I do wonder though what the long term effects of using ultrasonics and bubbles to “wedge” open the blood brain barrier would be? (Make it more permeable, less permeable, who knows?)
Indeed, assuming it has any lasting effect at all. Which they seem to think it won’t, almost back to normal in an hour, entirely in a day or so it seems. Though either way if you have something like cancer that is killing you NOW potential further problems LATER are still worth the risk – where there is life there is hope.
Hi, There are no consideration of long term effect cause by a treatment of glyoblastoma. Médium survive is few years after diagnosis.
I understand that the potential long term effects compared to the ability to treat a cancer make it a no brainer (no pun intended) for treatment, but if it is successful then it will probably be applied to other diseases. It sounds promising, just want to know the long term effects if it’s applied more broadly.
Just remember to examine risks in context. E.g. (pick an arbitrary number) a 0.1% risk of eventual disability from a treatment that cured cancer would be a huge benefit for most cancers (injured beats dying), but unacceptable in a treatment for broken arms.
This is a major reason new treatments may first be available only to the terminally ill: they have the greatest need, and are the most likely to get more good than harm, if the treatments unexpectedly turn out to cause harm or have delayed effects.
There are processes in place to watch for long-term risks for new medications and treatments. Guaranteed more good than harm is standard.
In fact there’s the opposite question: whether (and how much and how many) beneficial treatments are delayed and discouraged by all the precautions. Resulting in lost lives and health that could have been saved but were not, due to excessive precautions.
Here, if there’s no known long-term risk — just people wondering “what if” (and it’s trivially easy to say “what if”) — I would just want to be sure appropriate testing would be done for the intended usage.

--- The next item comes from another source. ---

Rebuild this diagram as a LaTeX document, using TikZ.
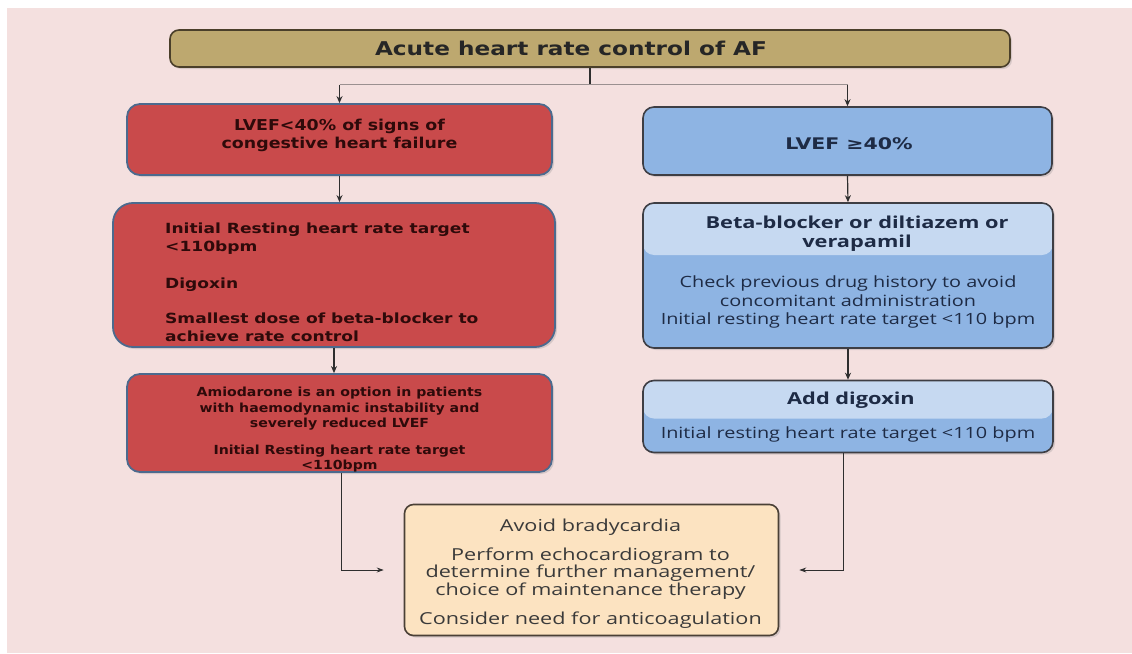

Having been involved in medical software development, appropriate testing is definitely done.
I’m curious what frequencies were used in the study.
The previous single-emitter version (Sonocloud-1) used 1 MHz, at modest intensities.
The frequencies and intensities used here are within the range of ultrasound already used transcranially, through the intact skull. It’s not clear why they would need to cut open a chunk of the skull just to install the ultrasound transducer. It’s easy to get a substantial amount of ultrasound power into the brain even through the skull. It’s been easy for more than forty years.
And I’m curious what words I used in my reply that caused it to go into the mod queue.
“My brain? That’s my second favorite organ.” –Woody Allen (Yes, I know he’s not an exemplary human being, but the line is very funny)
This was also done in the Netherlands a year ago.
This technic exist (at least) since 2016 : (in french) https://presse.inserm.fr/tumeurs-cerebrales-pour-la-1ere-fois-des-ultrasons-rendent-permeables-les-vaisseaux-sanguins-pour-accroitre-la-diffusion-du-traitement/24277/
It’s the “blood/brain” barrier. What is a blood-brain? The center of consciousness for blood?